That’s Entertainment! (1974)

When your New Year’s Eve plans unexpectedly fail, what more can a poor boy do except be left agog at the mind-boggling camp of Esther Williams’ swimming sequences? (To say nothing of Mickey Rooney in blackface!) That was how I saw in 2011, in a fairly bad mood that was, admittedly, transformed somewhat by a bit of alcohol and this famous bit of Golden Age nostalgia after the midnight fireworks… This celebration of MGM’s 50th anniversary will itself turn 37 this year (it’s about six months older than me) and offers a certain insight, I suppose, into its own time; interesting to see that minstrel show bit from 1941 not only included but included without any comment, as if MGM thought that 1974 audiences might not be, you know, bothered by it or something. But not only did they celebrate a past era, they marked the end of their own, with all the linking introductions being shot on the old MGM backlot which would be demolished once filming was over; I did like that the various hosts didn’t hide how shabby the backlot was by this time, it kind of enhanced that end-of-era aspect.
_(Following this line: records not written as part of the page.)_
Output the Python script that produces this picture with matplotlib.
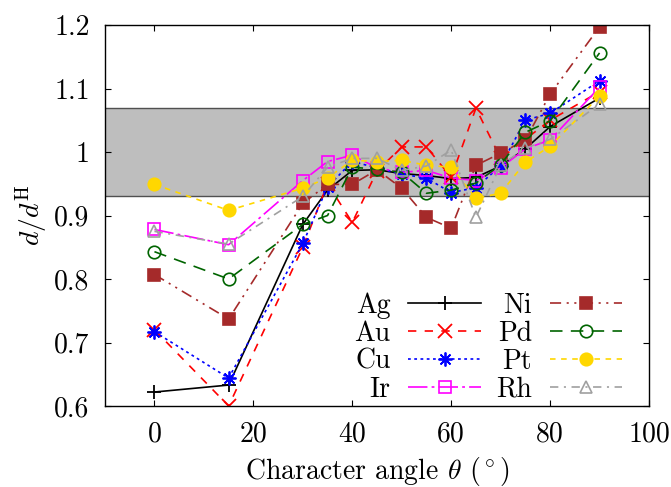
import matplotlib
matplotlib.use("Agg")
import matplotlib.pyplot as plt
from matplotlib.ticker import FixedLocator, FuncFormatter

plt.rcParams['font.family'] = 'serif'
plt.rcParams['font.serif'] = ['cmr10', 'DejaVu Serif']
plt.rcParams['mathtext.fontset'] = 'cm'
plt.rcParams['axes.formatter.use_mathtext'] = True
plt.rcParams['lines.scale_dashes'] = False

FS = 20

angles = [0, 15, 30, 35, 40, 45, 50, 55, 60, 65, 70, 75, 80, 90]

Ag = [0.622, 0.633, 0.886, 0.940, 0.971, 0.972, 0.966, 0.963, 0.958, 0.960, 0.978, 1.005, 1.040, 1.085]
Au = [0.720, 0.600, 0.850, 0.950, 0.889, 0.970, 1.008, 1.008, 0.960, 1.069, 0.990, 1.020, 1.050, 1.095]
Cu = [0.717, 0.644, 0.856, 0.945, 0.985, 0.975, 0.965, 0.959, 0.936, 0.944, 0.978, 1.050, 1.061, 1.112]
Ir = [0.878, 0.854, 0.955, 0.985, 0.995, 0.975, 0.968, 0.971, 0.959, 0.955, 0.975, 1.005, 1.019, 1.102]
Ni = [0.807, 0.737, 0.919, 0.949, 0.949, 0.972, 0.943, 0.897, 0.880, 0.979, 0.998, 1.019, 1.091, 1.197]
Pd = [0.843, 0.800, 0.886, 0.900, 0.976, 0.973, 0.968, 0.935, 0.940, 0.951, 0.980, 1.031, 1.049, 1.156]
Pt = [0.949, 0.908, 0.943, 0.959, 0.987, 0.985, 0.987, 0.979, 0.976, 0.927, 0.935, 0.984, 1.009, 1.088]
Rh = [0.875, 0.855, 0.930, 0.976, 0.990, 0.990, 0.971, 0.978, 1.003, 0.897, 0.979, 1.006, 1.020, 1.075]

band_low, band_high = 0.93, 1.07
x_ticks = [0, 20, 40, 60, 80, 100]
y_ticks = [0.6, 0.7, 0.8, 0.9, 1.0, 1.1, 1.2]

series = [
    ("Ag", Ag, dict(color='black', ls='-', marker='+', mfc='black')),
    ("Au", Au, dict(color='#FF0000', ls=(0, (6, 6)), marker='x', mfc='#FF0000')),
    ("Cu", Cu, dict(color='#0000FF', ls=(0, (2, 2.5)), marker=(8, 2, 0), mfc='#0000FF')),
    ("Ir", Ir, dict(color='#FF00FF', ls=(0, (14, 3, 2, 3)), marker='s', mfc='none')),
    ("Ni", Ni, dict(color='#A52A2A', ls=(0, (8, 4, 1.5, 4, 1.5, 4)), marker='s', mfc='#A52A2A')),
    ("Pd", Pd, dict(color='#006400', ls=(0, (9, 6)), marker='o', mfc='none')),
    ("Pt", Pt, dict(color='#FFD700', ls=(0, (4, 4)), marker='o', mfc='#FFD700')),
    ("Rh", Rh, dict(color='#A0A0A0', ls=(0, (6, 4, 1.5, 4)), marker='^', mfc='none')),
]

fig = plt.figure(figsize=(6.71, 4.87), dpi=100)
ax = fig.add_axes([105/671, 1-406/487, (649-105)/671, (406-25)/487])

ax.axhspan(band_low, band_high, facecolor='#BEBEBE', edgecolor='none', zorder=0)
ax.axhline(band_low, color='#505050', lw=1.0, zorder=0.5)
ax.axhline(band_high, color='#505050', lw=1.0, zorder=0.5)

for name, vals, st in series:
    ms = 9
    mew = 1.2
    if st['marker'] in ('+', 'x') or isinstance(st['marker'], tuple):
        ms = 10
        mew = 1.3
    ax.plot(angles, vals, label=name, color=st['color'], ls=st['ls'], lw=1.2,
            marker=st['marker'], mfc=st['mfc'], mec=st['color'], ms=ms, mew=mew)

ax.set_xlim(-10, 100)
ax.set_ylim(0.6, 1.2)
ax.xaxis.set_major_locator(FixedLocator(x_ticks))
ax.yaxis.set_major_locator(FixedLocator(y_ticks))
ax.yaxis.set_major_formatter(FuncFormatter(lambda v, p: f"{v:g}"))
ax.xaxis.set_major_formatter(FuncFormatter(lambda v, p: f"{v:g}"))
ax.tick_params(direction='in', top=True, right=True, length=4.5, width=0.8,
               labelsize=FS, pad=11)
for s in ax.spines.values():
    s.set_linewidth(1.0)

ax.set_xlabel(r"Character angle $\theta$ ($^\circ$)", fontsize=FS, labelpad=5)
ax.set_ylabel(r"$d/d^{\mathrm{H}}$", fontsize=FS, labelpad=4)

leg = ax.legend(ncol=2, markerfirst=False, frameon=False, fontsize=FS,
                handlelength=2.6, handletextpad=0.65, columnspacing=0.55,
                labelspacing=0.06, numpoints=1, loc='lower right',
                bbox_to_anchor=(0.971, -0.02), borderaxespad=0.0)

fig.savefig("out.png", dpi=100)
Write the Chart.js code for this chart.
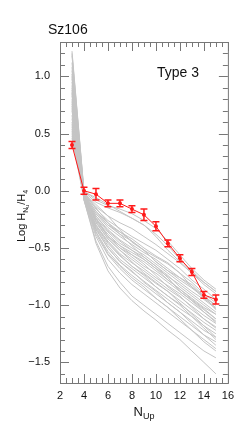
<!DOCTYPE html>
<html>
<head>
<meta charset="utf-8">
<script src="https://cdn.jsdelivr.net/npm/chart.js@4.4.1/dist/chart.umd.min.js"></script>
<style>
  html, body { margin: 0; padding: 0; background: #fff; }
  #wrap { width: 240px; height: 428px; position: relative; }
</style>
</head>
<body>
<div id="wrap"><canvas id="chart" width="240" height="428"></canvas></div>
<script>
// N_up levels (x axis)
var nUp = [3, 4, 5, 6, 7, 8, 9, 10, 11, 12, 13, 14, 15]

// observed Sz106 decrement (red) and its error
var obsLog = [0.40, 0.00, -0.03, -0.11, -0.11, -0.16, -0.21, -0.31, -0.46, -0.59, -0.71, -0.91, -0.95]
var obsErr = [0.03, 0.03, 0.05, 0.03, 0.03, 0.03, 0.05, 0.04, 0.03, 0.03, 0.03, 0.03, 0.04]

// model curves (gray)
var models = [
  [1.22, 0.00, -0.08, -0.13, -0.16, -0.20, -0.26, -0.33, -0.44, -0.56, -0.68, -0.78, -0.86],
  [1.18, -0.01, -0.10, -0.15, -0.19, -0.24, -0.30, -0.38, -0.48, -0.60, -0.70, -0.80, -0.88],
  [1.12, -0.02, -0.14, -0.22, -0.28, -0.33, -0.40, -0.47, -0.55, -0.63, -0.72, -0.82, -0.90],
  [1.08, -0.02, -0.16, -0.26, -0.33, -0.40, -0.46, -0.52, -0.60, -0.68, -0.78, -0.86, -0.95],
  [1.05, -0.03, -0.18, -0.30, -0.36, -0.42, -0.50, -0.57, -0.63, -0.72, -0.80, -0.90, -0.98],
  [1.02, -0.03, -0.20, -0.32, -0.40, -0.47, -0.54, -0.60, -0.68, -0.76, -0.84, -0.92, -1.00],
  [0.98, -0.04, -0.22, -0.34, -0.43, -0.50, -0.56, -0.64, -0.72, -0.80, -0.88, -0.95, -1.03],
  [0.95, -0.04, -0.24, -0.36, -0.46, -0.52, -0.60, -0.68, -0.75, -0.82, -0.90, -0.98, -1.06],
  [0.92, -0.05, -0.25, -0.38, -0.48, -0.56, -0.62, -0.70, -0.78, -0.86, -0.94, -1.02, -1.08],
  [0.90, -0.05, -0.26, -0.40, -0.50, -0.58, -0.66, -0.72, -0.80, -0.88, -0.96, -1.04, -1.12],
  [0.88, -0.05, -0.28, -0.42, -0.52, -0.60, -0.68, -0.76, -0.83, -0.90, -0.98, -1.06, -1.14],
  [0.85, -0.06, -0.30, -0.44, -0.55, -0.63, -0.70, -0.78, -0.86, -0.93, -1.01, -1.09, -1.16],
  [0.83, -0.06, -0.31, -0.46, -0.57, -0.66, -0.73, -0.81, -0.88, -0.96, -1.04, -1.12, -1.19],
  [0.80, -0.06, -0.32, -0.48, -0.60, -0.68, -0.76, -0.84, -0.92, -0.99, -1.07, -1.15, -1.22],
  [0.78, -0.07, -0.34, -0.50, -0.62, -0.71, -0.79, -0.87, -0.95, -1.03, -1.10, -1.18, -1.25],
  [0.76, -0.07, -0.36, -0.53, -0.65, -0.74, -0.82, -0.90, -0.98, -1.06, -1.14, -1.22, -1.28],
  [0.74, -0.07, -0.38, -0.56, -0.68, -0.78, -0.86, -0.94, -1.02, -1.10, -1.18, -1.26, -1.32],
  [0.72, -0.08, -0.40, -0.60, -0.72, -0.82, -0.90, -0.98, -1.06, -1.14, -1.22, -1.30, -1.38],
  [0.70, -0.08, -0.44, -0.66, -0.80, -0.92, -1.00, -1.08, -1.16, -1.24, -1.32, -1.40, -1.46],
  [0.66, -0.08, -0.46, -0.70, -0.85, -0.96, -1.05, -1.13, -1.22, -1.30, -1.40, -1.50, -1.60],
  [0.63, -0.02, -0.12, -0.22, -0.34, -0.45, -0.52, -0.58, -0.64, -0.72, -0.84, -0.94, -1.02],
  [0.60, -0.03, -0.15, -0.28, -0.38, -0.44, -0.52, -0.62, -0.70, -0.76, -0.82, -0.92, -1.04],
  [0.58, -0.04, -0.20, -0.30, -0.38, -0.48, -0.58, -0.66, -0.74, -0.84, -0.92, -1.00, -1.08],
  [0.56, -0.04, -0.22, -0.35, -0.44, -0.52, -0.58, -0.66, -0.76, -0.88, -0.96, -1.06, -1.15],
  [0.54, -0.05, -0.24, -0.40, -0.50, -0.56, -0.64, -0.74, -0.84, -0.92, -1.02, -1.12, -1.20],
  [0.52, -0.05, -0.27, -0.42, -0.52, -0.62, -0.72, -0.80, -0.88, -0.98, -1.08, -1.18, -1.28],
  [0.50, -0.06, -0.30, -0.45, -0.56, -0.66, -0.74, -0.84, -0.92, -1.00, -1.10, -1.20, -1.30],
  [0.48, -0.06, -0.33, -0.50, -0.62, -0.70, -0.80, -0.88, -0.98, -1.06, -1.16, -1.26, -1.35],
  [0.46, -0.07, -0.36, -0.55, -0.66, -0.76, -0.84, -0.94, -1.02, -1.12, -1.22, -1.32, -1.40],
  [1.20, -0.01, -0.06, -0.12, -0.18, -0.24, -0.30, -0.40, -0.52, -0.62, -0.72, -0.80, -0.88],
  [1.00, -0.03, -0.18, -0.28, -0.36, -0.44, -0.52, -0.62, -0.70, -0.78, -0.85, -0.93, -1.00],
  [0.86, -0.04, -0.24, -0.40, -0.48, -0.54, -0.60, -0.68, -0.78, -0.86, -0.95, -1.03, -1.12]
]

var xTicks = [2, 4, 6, 8, 10, 12, 14, 16]
var yTicks = [-1.5, -1.0, -0.5, 0.0, 0.5, 1.0]

var frameColor = '#777'
var fontFam = '"Liberation Sans", Arial, sans-serif'

var datasets = []
datasets.push({
    label: 'Sz106',
    data: nUp.map((n, i) => ({x: n, y: obsLog[i]})),
    borderColor: '#ff1a1a',
    backgroundColor: '#ff1a1a',
    borderWidth: 1,
    pointRadius: 2,
    pointBorderWidth: 0,
    order: 0
})
models.forEach(m => {
    datasets.push({
        data: nUp.map((n, i) => ({x: n, y: m[i]})),
        borderColor: '#c4c4c4',
        borderWidth: 1,
        pointRadius: 0,
        order: 1
    })
})

// error bars on the observed points
var errorBars = {
    id: 'errorBars',
    afterDatasetsDraw(chart) {
        var ctx = chart.ctx
        var xs = chart.scales.x, ys = chart.scales.y
        ctx.save()
        ctx.strokeStyle = '#ff1a1a'
        ctx.lineWidth = 1.5
        nUp.forEach((n, i) => {
            var px = xs.getPixelForValue(n)
            var top = ys.getPixelForValue(obsLog[i] + obsErr[i])
            var bot = ys.getPixelForValue(obsLog[i] - obsErr[i])
            ctx.beginPath()
            ctx.moveTo(px, top); ctx.lineTo(px, bot)
            ctx.moveTo(px - 3.5, top); ctx.lineTo(px + 3.5, top)
            ctx.moveTo(px - 3.5, bot); ctx.lineTo(px + 3.5, bot)
            ctx.stroke()
        })
        ctx.restore()
    }
}

function drawSub(ctx, parts, x, y, align) {
    // parts: [text, size, dy]
    var total = 0
    parts.forEach(p => { ctx.font = p[1] + 'px ' + fontFam; total += ctx.measureText(p[0]).width })
    var cx = align === 'center' ? x - total / 2 : x
    parts.forEach(p => {
        ctx.font = p[1] + 'px ' + fontFam
        ctx.fillText(p[0], cx, y + p[2])
        cx += ctx.measureText(p[0]).width
    })
}

// IDL-like frame with inward ticks on all sides, plus texts
var frame = {
    id: 'frame',
    afterDraw(chart) {
        var ctx = chart.ctx
        var a = chart.chartArea
        var xs = chart.scales.x, ys = chart.scales.y
        ctx.save()
        ctx.strokeStyle = frameColor
        ctx.lineWidth = 1
        ctx.strokeRect(a.left + 0.5, a.top + 0.5, a.right - a.left, a.bottom - a.top)
        ctx.beginPath()
        for (var v = 2; v <= 16.001; v += 0.5) {
            var px = Math.round(xs.getPixelForValue(v)) + 0.5
            var len = Math.abs(v % 2) < 0.01 ? 9 : 5
            ctx.moveTo(px, a.bottom); ctx.lineTo(px, a.bottom - len)
            ctx.moveTo(px, a.top); ctx.lineTo(px, a.top + len)
        }
        for (var k = -16; k <= 13; k++) {
            var val = k / 10
            var py = Math.round(ys.getPixelForValue(val)) + 0.5
            var big = k % 5 === 0 ? 9 : 5
            ctx.moveTo(a.left, py); ctx.lineTo(a.left + big, py)
            ctx.moveTo(a.right, py); ctx.lineTo(a.right - big, py)
        }
        ctx.stroke()

        ctx.fillStyle = '#111'
        ctx.textBaseline = 'alphabetic'
        ctx.textAlign = 'left'
        ctx.font = '14px ' + fontFam
        ctx.fillText('Sz106', 48, 34)
        ctx.fillText('Type 3', 157, 77)

        // x title N_Up
        drawSub(ctx, [['N', 13, 0], ['Up', 9, 3]], (a.left + a.right) / 2, 416, 'center')

        // y title Log H_Nu / H_4
        ctx.translate(25, 216)
        ctx.rotate(-Math.PI / 2)
        drawSub(ctx, [['Log H', 11, 0], ['N', 7, 3], ['u', 5, 4], ['/H', 11, 0], ['4', 7, 3]], 0, 0, 'center')
        ctx.restore()
    }
}

var fmt = v => {
    var s = Math.abs(v).toFixed(1)
    return v < 0 ? '\u2212' + s : s
}

new Chart(document.querySelector('#chart'), {
    type: 'line',
    data: { datasets: datasets },
    options: {
        responsive: false,
        animation: false,
        events: [],
        layout: { padding: { top: 42, right: 11, left: 0, bottom: 0 } },
        plugins: { legend: { display: false }, tooltip: { enabled: false } },
        scales: {
            x: {
                type: 'linear',
                min: 2,
                max: 16,
                grid: { display: false, drawTicks: false },
                border: { display: false },
                afterBuildTicks: s => { s.ticks = xTicks.map(v => ({value: v})) },
                afterFit: s => { s.height = 45 },
                ticks: {
                    color: '#111',
                    font: { size: 11, family: fontFam },
                    padding: 6,
                    maxRotation: 0,
                    callback: v => String(v)
                }
            },
            y: {
                type: 'linear',
                min: -1.68,
                max: 1.30,
                grid: { display: false, drawTicks: false },
                border: { display: false },
                afterBuildTicks: s => { s.ticks = yTicks.map(v => ({value: v})) },
                afterFit: s => { s.width = 60 },
                ticks: {
                    color: '#111',
                    font: { size: 11, family: fontFam },
                    padding: 10,
                    callback: v => fmt(v)
                }
            }
        }
    },
    plugins: [errorBars, frame]
})
</script>
</body>
</html>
As for me, with a literal handful of exceptions, the musical genre isn’t one I’m normally attracted to, but it was NYE, I was at home and in the mood for something light, this suited ideally… Nostalgia always sells well and fuelled this film’s success in the Watergate era, but now it carries a further nostalgic charge in the digital age, with its celebration of some quite amazing athleticism, and the necessity for possessing certain skills and talents that couldn’t be compensated for by technological enhancement quite as readily as they could now. Astaire had to be able to actually pull off those moves in long shot and long takes; Berkeley’s dancers had to be actually able to arrange themselves in those shapes. If That’s Entertainment does amusingly admit there weren’t many differences between the various Rooney/Garland films, it also pointed out the fact that some sort of real artistry was involved in making these things, and I can appreciate that if I don’t always appreciate the films themselves.